Quando Henning mi aprì la porta del suo piccolo ufficio, fu come entrare in un altro mondo.
Pareti bianche, odore di caffè vecchio e di computer surriscaldati.
Pochi mobili. Nessuna apparenza.
Henning, più giovane di quanto me lo fossi immaginato, aveva gli occhi pieni di lampi.
Quegli occhi di chi vede prima degli altri.
Mi squadrò con curiosità, soffermandosi sull’abbronzatura che urlava “vengo da un altro pianeta”.
Fu allora che sorrisi e, senza pensarci troppo, buttai lì:
“Sono sbarcato ieri a Trieste, Henning. Dopo undici giorni di mare.
Ho portato su una barca da Lefkada, per pagarmi il viaggio.”
Il suo sorriso si aprì come una vela tesa dal vento.
Non servivano altre presentazioni: tra uomini di mare ci si riconosce subito.
Quel pranzo insieme, in una trattoria dai tavoli sbeccati ma dalla cucina sincera,
fu la vera firma del nostro patto non scritto.
Tra un piatto di baccalà e un calice di Tocai, Henning mi parlò di Internet come se parlasse di una nuova terra promessa.
Io ascoltavo, con la mente che già navigava oltre l’orizzonte.
Non c’erano contratti.
Non c’erano business plan.
C’erano solo due uomini liberi che si fidavano l’uno dell’altro.
E tanto bastava.
La decisione
Dopo il pranzo, tornati in ufficio, Henning non perse tempo.
“Facciamolo,” disse.
“Costruiamo questo sito.
Ma deve essere tuo, deve avere la tua voce.”
Non propose contratti.
Non propose tabelle excel.
Non propose pacchetti preconfezionati.
Mi offrì fiducia.
Pura.
Senza filtri.
E io, che non avevo mai creduto nei paracaduti,
sorrisi.
Era come stringere la mano a un compagno di equipaggio prima di salpare verso l’ignoto.

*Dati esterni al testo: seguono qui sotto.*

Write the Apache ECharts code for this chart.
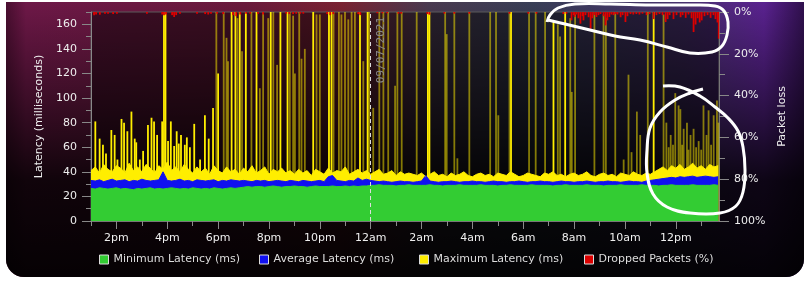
<!DOCTYPE html>
<html><head><meta charset="utf-8">
<script src="https://cdn.jsdelivr.net/npm/echarts@6/dist/echarts.min.js"></script>
<style>html,body{margin:0;padding:0;background:#fff;}#c{width:808px;height:283px;}</style>
</head><body><div id="c"></div>
<script>
// ---- data (time in hours since 00:00 of the first day; 10-minute samples from 13:00) ----
const START_HOUR = 13, STEP_HOURS = 1 / 6;
const minLatency = [
26.5,26,27,26.5,26,26.5,27,26,26.5,26, 25.5,26.5,26,26.5,27,26,26.5,26,26.5,27,
26.5,26,26.5,26,27,26.5,26,26.5,26,27, 26.5,26,26.5,27,26.5,27,
27.5,28,27.5,28,28,27.5,28,28.5,28,27.5, 28,28,28.5,28,28,27.5,28,28.5,28,28,
28,28.5,28,28,28.5,28,28.5,28,28.5,28.5,
29,29,29.5,29,29,29,28.5,29,29,29.5, 29,29,29,29,29.5,29,29,28.5,29,29,
29,29.5,29,29,29,29,29.5,29,29,29, 28.5,29,29,29.5,29,29,29,29,29.5,29,
29,29,29,28.5,29,29,29.5,29,29,29, 29,29.5,29,29,29,28.5,29,29,29,29.5,
29,29,29,29,29.5,29,29,29,28.5,29, 29,29.5,29,29,29,29,29.5,29,29,29, 29,29.5,29
];
const avgLatency = [
33,32.5,33.5,32,33,34,32.5,33,33.5,32, 33,32.5,34,33,32.5,33,33.5,40,33,32.5,
33,34,32.5,33,32,33.5,33,32.5,33,33.5, 32,33,32.5,33.5,33,32.5,
33,32.5,32,33,32.5,33,32,32.5,33,32.5, 32,33,32.5,32,33,32.5,32,32.5,33,32,
36,37,33,32.5,32,33,32.5,35,33,34,
33,32.5,32,32.5,32,31.5,32,32.5,32,32, 31.5,32,32.5,37,32.5,32,31.5,32,32,32.5,
32,31.5,32,32,32.5,32,32,31.5,32,32.5, 32,32,31.5,32,32,32.5,32,31.5,32,32,
32.5,32,32,31.5,32,32.5,32,32,31.5,32, 32,32.5,32,31.5,32,32,32.5,32,32,31.5,
32,32.5,32,32,31.5,32.5,33,
33.5,34,34.5,35,35.5,35,36,35.5,36,36.5,35.5,36,36.5,36,35.5,36
];
const maxLatencyBase = [
41,44,39,46,42,40,45,43,39,47, 41,44,40,46,43,39,45,42,48,41, 44,40,46,42,39,44,
40,43,38,45,41,39,44,40,42,38, 43,40,45,39,41,44,38,42,40,43, 39,41,38,42,
39,41,37,42,40,38,43,39,41,40, 44,38,40,42,39,41,38,40,42,38, 39,41,37,40,38,39,
38,37,39,36,38,40,37,38,36,39, 37,38,40,37,36,38,39,37,38,36, 39,38,37,40,38,36,37,39,38,37,
36,39,38,40,37,38,36,38,39,37, 38,40,37,36,38,39,37,38,36,39, 38,37,40,38,37,39,38,
40,42,44,41,45,43,46,42,44,47,43,45,42,46,44,45
];
// short bursts of maximum latency: [hour, ms]
const maxSpikesBright = [
[13.17,81],[13.34,67],[13.47,62],[13.59,55],[13.80,74],[13.93,70],[14.04,50],[14.20,83],[14.30,80],[14.43,73],
[14.59,89],[14.72,67],[14.78,64],[14.92,50],[15.05,57],[15.24,78],[15.38,84],[15.48,81],[15.60,70],[15.80,81],
[15.87,175],[15.93,175],[16.03,65],[16.14,81],[16.27,61],[16.37,73],[16.45,63],[16.54,70],[16.69,62],[16.77,68],
[16.89,60],[17.06,79],[17.29,50],[17.48,86],[17.63,67],[17.80,92],[18.00,120],[18.53,175],[18.68,175],[18.85,175],
[19.09,175],[19.51,175],[20.07,175],[20.45,175],[20.73,175],[21.74,175],[22.36,175],[22.46,175],[23.58,175],[23.88,175],
[26.25,175],[26.31,175],[29.52,175],[31.19,162],[31.65,175],[35.13,175]
];
const maxSpikesDim = [
[17.93,175],[18.22,175],[18.33,149],[18.39,130],[18.76,165],[18.94,138],[19.31,175],[19.64,108],[19.77,175],[19.97,165],
[20.17,175],[20.32,127],[20.82,175],[20.95,167],[21.02,120],[21.19,175],[21.28,132],[21.41,140],[21.87,168],[22.00,168],
[22.54,175],[22.75,175],[22.85,168],[22.99,175],[23.12,164],[23.25,175],[23.38,175],[23.71,130],[23.94,175],[24.10,92],
[24.34,175],[24.50,175],[24.69,175],[24.96,110],[25.05,175],[25.22,175],[25.81,175],[26.93,175],[26.99,152],[27.29,175],
[27.41,51],[27.88,175],[28.70,175],[28.93,175],[29.02,86],[29.46,175],[30.23,175],[30.49,175],[30.86,175],[31.36,160],
[31.45,150],[31.85,165],[31.91,105],[32.04,168],[32.80,175],[33.16,168],[33.25,165],[33.62,175],[33.95,50],[34.14,119],
[34.26,56],[34.47,89],[34.60,70],[34.90,175],[35.52,168],[35.63,80],[35.72,60],[35.80,70],[35.89,62],[35.98,104],
[36.11,94],[36.18,91],[36.25,62],[36.31,75],[36.44,80],[36.50,58],[36.58,70],[36.70,75],[36.80,60],[36.90,65],
[37.00,58],[37.09,94],[37.21,70],[37.29,90],[37.39,62],[37.49,86],[37.62,98],[37.68,80]
];
// dropped packets: [hour, percent]
const droppedPackets = [
[13.12,1.6],[13.20,1.2],[13.35,1.3],[13.55,0.8],[13.67,0.8],[13.87,1.0],[14.02,0.8],[15.20,0.8],[15.80,1.2],[15.87,1.5],
[15.95,1.2],[16.19,1.5],[16.27,2.4],[16.35,1.5],[16.50,0.8],[17.17,0.8],[17.49,1.0],[17.61,1.2],[17.72,0.8],[17.96,0.8],
[18.20,1.0],[18.59,1.5],[18.71,2.0],[18.87,1.2],[19.10,0.8],[19.26,0.8],[19.57,0.8],[19.77,1.2],[20.68,0.8],[20.80,1.0],
[20.95,1.0],[21.07,0.8],[21.23,0.8],[21.35,0.8],[22.29,1.0],[22.41,1.5],[22.53,1.0],[23.51,1.0],[23.59,1.5],[24.26,0.6],
[24.46,0.6],[24.65,0.6],[25.09,0.8],[25.20,0.8],[26.23,1.0],[26.31,1.3],[26.90,0.8],[27.29,0.8],[27.88,0.8],[29.46,0.8],
[30.20,0.8],[30.52,0.8],[31.58,1.0],[31.70,0.8],[31.90,4.0],[31.98,1.5],[32.02,2.4],[32.09,1.2],[32.17,3.0],[32.25,5.6],
[32.33,2.0],[32.37,4.0],[32.45,1.5],[32.57,2.5],[32.65,8.0],[32.72,3.0],[32.80,1.5],[32.88,2.4],[32.96,1.5],[33.04,1.0],
[33.16,2.0],[33.24,6.4],[33.31,4.0],[33.39,2.4],[33.47,1.2],[33.55,1.5],[33.63,1.0],[33.71,1.2],[33.83,2.5],[33.91,1.5],
[34.02,4.8],[34.10,2.0],[34.22,1.0],[34.33,1.2],[34.45,1.0],[34.57,1.2],[34.69,0.8],[34.85,1.5],[34.97,1.0],[35.13,3.4],
[35.24,1.5],[35.36,1.0],[35.48,1.5],[35.60,4.8],[35.68,3.4],[35.76,1.5],[35.91,3.4],[36.03,1.5],[36.19,2.5],[36.27,1.5],
[36.39,2.8],[36.50,1.2],[36.62,3.0],[36.70,9.6],[36.78,6.0],[36.86,3.0],[36.94,5.0],[37.02,4.0],[37.13,2.0],[37.25,1.5],
[37.37,2.8],[37.48,1.5],[37.56,3.4],[37.64,5.0],[37.69,12.8]
];
const xLabelHours = [14,16,18,20,22,24,26,28,30,32,34,36];
const xMinorHours = [13,15,17,19,21,23,25,27,29,31,33,35,37];
const yLabelValues = [0,20,40,60,80,100,120,140,160];
const yMinorValues = [10,30,50,70,90,110,130,150,170];
const seriesNames = ['Minimum Latency (ms)', 'Average Latency (ms)', 'Maximum Latency (ms)', 'Dropped Packets (%)'];
const dateMarkHour = 24, dateMarkLabel = '09/07/2021';
const X_MIN = 13, X_MAX = 37.7;

// ---- chart ----
const FONT = 'DejaVu Sans';
const toPairs = arr => arr.map((v, i) => [START_HOUR + i * STEP_HOURS, v]);
function hourLabel(h) {
  const hh = ((h % 24) + 24) % 24;
  if (hh === 0) return '12am';
  if (hh === 12) return '12pm';
  return hh < 12 ? hh + 'am' : (hh - 12) + 'pm';
}
const GREEN = '#33cc33', BLUE = '#1010f0', YELLOW = '#ffee00', RED = '#dd0000';
const legendColors = [GREEN, BLUE, YELLOW, RED];
const legendLefts = [99, 259, 419, 584];
const chart = echarts.init(document.getElementById('c'), null, {renderer: 'canvas'});
const areaLine = (name, data, color) => ({
  name, type: 'line', data, xAxisIndex: 0, yAxisIndex: 0, showSymbol: false, symbol: 'none',
  lineStyle: {width: 1, color}, itemStyle: {color}, areaStyle: {color, opacity: 1}, animation: false, silent: true
});
const barSeries = (name, data, color, yAxisIndex) => ({
  name, type: 'bar', data, xAxisIndex: 0, yAxisIndex, barWidth: 1.8, barGap: '-100%',
  itemStyle: {color}, animation: false, silent: true
});
const greenSeries = areaLine(seriesNames[0], toPairs(minLatency), GREEN);
greenSeries.markLine = {
  symbol: 'none', silent: true, animation: false,
  lineStyle: {color: '#dddddd', type: [4, 3], width: 1},
  label: {show: true, formatter: dateMarkLabel, position: 'insideEndBottom', distance: 5,
          color: '#8a8a8a', fontFamily: 'DejaVu Sans Mono', fontSize: 11},
  data: [{xAxis: dateMarkHour}]
};
const option = {
  animation: false,
  textStyle: {fontFamily: FONT},
  graphic: [
    {type: 'rect', z: -10, silent: true, shape: {x: 6, y: 2, width: 798, height: 275, r: [0, 0, 18, 18]},
     style: {fill: {type: 'linear', x: 0, y: 0, x2: 1, y2: 0, colorStops: [
       {offset: 0, color: '#4a0e30'}, {offset: 0.025, color: '#6e1848'}, {offset: 0.3, color: '#6a1a3c'},
       {offset: 0.42, color: '#7a2232'}, {offset: 0.53, color: '#4a3a50'}, {offset: 0.66, color: '#383e56'},
       {offset: 0.85, color: '#48306e'}, {offset: 0.95, color: '#5a2290'}, {offset: 1, color: '#30104e'}]}}},
    {type: 'rect', z: -9, silent: true, shape: {x: 6, y: 2, width: 798, height: 275, r: [0, 0, 18, 18]},
     style: {fill: {type: 'linear', x: 0, y: 0, x2: 0, y2: 1, colorStops: [
       {offset: 0, color: 'rgba(0,0,0,0)'}, {offset: 0.35, color: 'rgba(0,0,0,0.45)'},
       {offset: 0.65, color: 'rgba(0,0,0,0.85)'}, {offset: 1, color: 'rgba(0,0,0,0.95)'}]}}},
    {type: 'polyline', z: 100, silent: true,
     shape: {smooth: 0.4, points: [[547,22],[550,15],[558,8],[575,4],[610,4],[650,5],[690,5],[715,6],[724,11],[728,22],
       [727,35],[722,46],[712,52],[690,53],[667,47],[640,40],[615,36],[590,30],[565,24],[548,20]]},
     style: {stroke: '#ffffff', lineWidth: 3, fill: null}},
    {type: 'polyline', z: 100, silent: true,
     shape: {smooth: 0.4, points: [[663,86],[680,87],[700,96],[715,107],[728,118],[738,131],[743,147],[745,170],[743,192],
       [736,206],[720,213],[690,213],[667,207],[653,194],[647,173],[647,150],[650,128],[660,112],[675,100],[690,93],[703,89]]},
     style: {stroke: '#ffffff', lineWidth: 3, fill: null}}
  ],
  grid: {left: 91, right: 89, top: 12, bottom: 62, show: true, borderColor: '#5a5a5a', borderWidth: 1,
         backgroundColor: 'rgba(0,0,0,0.45)'},
  legend: seriesNames.map((name, i) => ({
    left: legendLefts[i], top: 254, padding: 0, itemWidth: 9, itemHeight: 9, icon: 'rect',
    textStyle: {color: '#dddddd', fontSize: 11, fontFamily: FONT},
    itemStyle: {borderColor: '#dddddd', borderWidth: 1},
    data: [{name, itemStyle: {color: legendColors[i]}}]
  })),
  xAxis: [
    {type: 'value', min: X_MIN, max: X_MAX, position: 'bottom',
     axisLine: {show: true, lineStyle: {color: '#777777'}},
     axisTick: {show: true, customValues: xLabelHours, length: 8, lineStyle: {color: '#8a8a8a'}},
     axisLabel: {customValues: xLabelHours, formatter: hourLabel, color: '#eeeeee', fontSize: 11, margin: 12, fontFamily: FONT},
     splitLine: {show: false}},
    {type: 'value', min: X_MIN, max: X_MAX, position: 'bottom',
     axisLine: {show: false},
     axisTick: {show: true, customValues: xMinorHours, length: 5, lineStyle: {color: '#8a8a8a'}},
     axisLabel: {show: false}, splitLine: {show: false}}
  ],
  yAxis: [
    {type: 'value', min: 0, max: 170, position: 'left',
     name: 'Latency (milliseconds)', nameLocation: 'middle', nameRotate: 90, nameGap: 45,
     nameTextStyle: {color: '#eeeeee', fontSize: 11, fontFamily: FONT},
     axisLine: {show: true, lineStyle: {color: '#888888'}},
     axisTick: {show: true, customValues: yLabelValues, length: 9, lineStyle: {color: '#888888'}},
     axisLabel: {customValues: yLabelValues, color: '#eeeeee', fontSize: 11, margin: 14, fontFamily: FONT},
     splitLine: {show: false}},
    {type: 'value', min: 0, max: 170, position: 'left',
     axisLine: {show: false},
     axisTick: {show: true, customValues: yMinorValues, length: 5, lineStyle: {color: '#888888'}},
     axisLabel: {show: false}, splitLine: {show: false}},
    {type: 'value', min: 0, max: 100, interval: 20, inverse: true, position: 'right',
     name: 'Packet loss', nameLocation: 'middle', nameRotate: 90, nameGap: 52,
     nameTextStyle: {color: '#eeeeee', fontSize: 11, fontFamily: FONT},
     axisLine: {show: true, lineStyle: {color: '#777777'}},
     axisTick: {show: true, length: 10, lineStyle: {color: '#888888'}},
     minorTick: {show: true, splitNumber: 2, length: 6, lineStyle: {color: '#888888'}},
     axisLabel: {formatter: '{value}%', color: '#eeeeee', fontSize: 11, margin: 15, fontFamily: FONT},
     splitLine: {show: false}}
  ],
  series: [
    areaLine(seriesNames[2], toPairs(maxLatencyBase), YELLOW),
    barSeries('maxSpikesBright', maxSpikesBright, YELLOW, 0),
    barSeries('maxSpikesDim', maxSpikesDim, 'rgba(255,238,0,0.5)', 0),
    areaLine(seriesNames[1], toPairs(avgLatency), BLUE),
    greenSeries,
    barSeries(seriesNames[3], droppedPackets, RED, 2)
  ]
};
chart.setOption(option);
</script></body></html>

La nascita del primo Lefkadatour.com
Non c’era ancora un nome.
Non c’era ancora un logo.
Non c’era ancora nulla.
Solo l’idea semplice e potente che un’isola autentica come Lefkada meritasse di essere raccontata.
Non dai tour operator romani arricchiti.
Non dai cataloghi plastificati.
Non da brochure piene di promesse vuote.
Ma da chi l’aveva vissuta sulla pelle.
Da chi aveva assaggiato il suo vento, ascoltato le sue cicale, stretto mani callose di veri marinai.
Da quando nacque il seme.
Con una singola pagina blu elettrico per casa nostra su: IlTrovavacanze.

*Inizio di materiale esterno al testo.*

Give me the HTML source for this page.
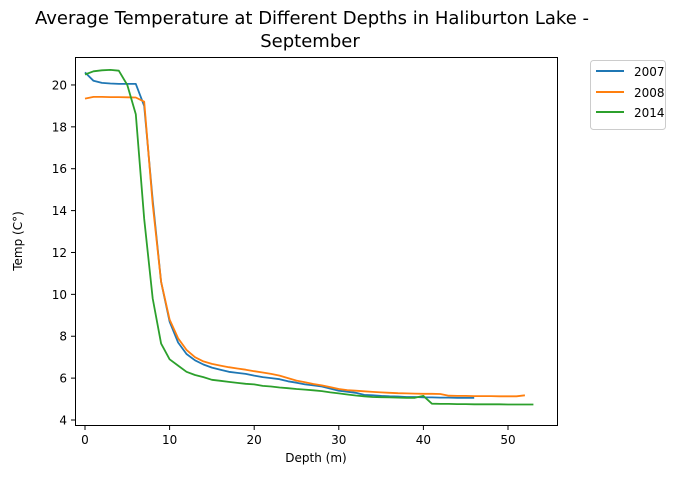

Poche righe scritte senza retorica.
Foto scattate al volo.
Prezzi onesti.
Alla prima vendita della pagina blu online proposta agli albergatori lefkadini, passarono 2 anni. Poi arrivò il trasferimento nautico da Lefkada a Trieste, che mi portò a Vicenza per conoscere personalmente Henning, il demiurgo del web. Qui stipulammo l’accordo verbale a cui fece seguito la costruzione del sito: www.lefkadatour.com, così, sulla parola.
Quindi… il silenzio.
Il primo squillo
Settimane, poi mesi di lavoro, per creare le pagine del sito una ad una. Giorni interminabili di attesa.
Di domande. Di dubbi che scavavano la mente come vermi.
Poi, una mattina di maggio del 2005, mentre stavo sistemando le sedie del ristorante sotto un sole cocente,
il telefono squillò.
Non era un fornitore. Non era un cliente abituale.
Era una voce nuova.
Italiana.
Di Bologna, per l’esattezza.
“Ciao… ho visto il vostro annuncio.
Avete ancora disponibilità?”
In quel preciso momento, Lefkadatour non era più un’idea.
Era realtà.
Epilogo
Chi parte con una barca e una tazza di caffè tra le mani porta con sé molto più del vento: porta una promessa, un atto di fede.
Questo viaggio non è solo una rotta tracciata sulla carta, ma una sfida viva contro le proprie paure, i limiti, le convenzioni.
Il pazzo abbronzato di Vicenza, con il suo sorriso ironico e la pelle segnata dal sole, non ci racconta soltanto di mare e di nodi: ci racconta di libertà.
E tu? Sei pronto a prendere il largo?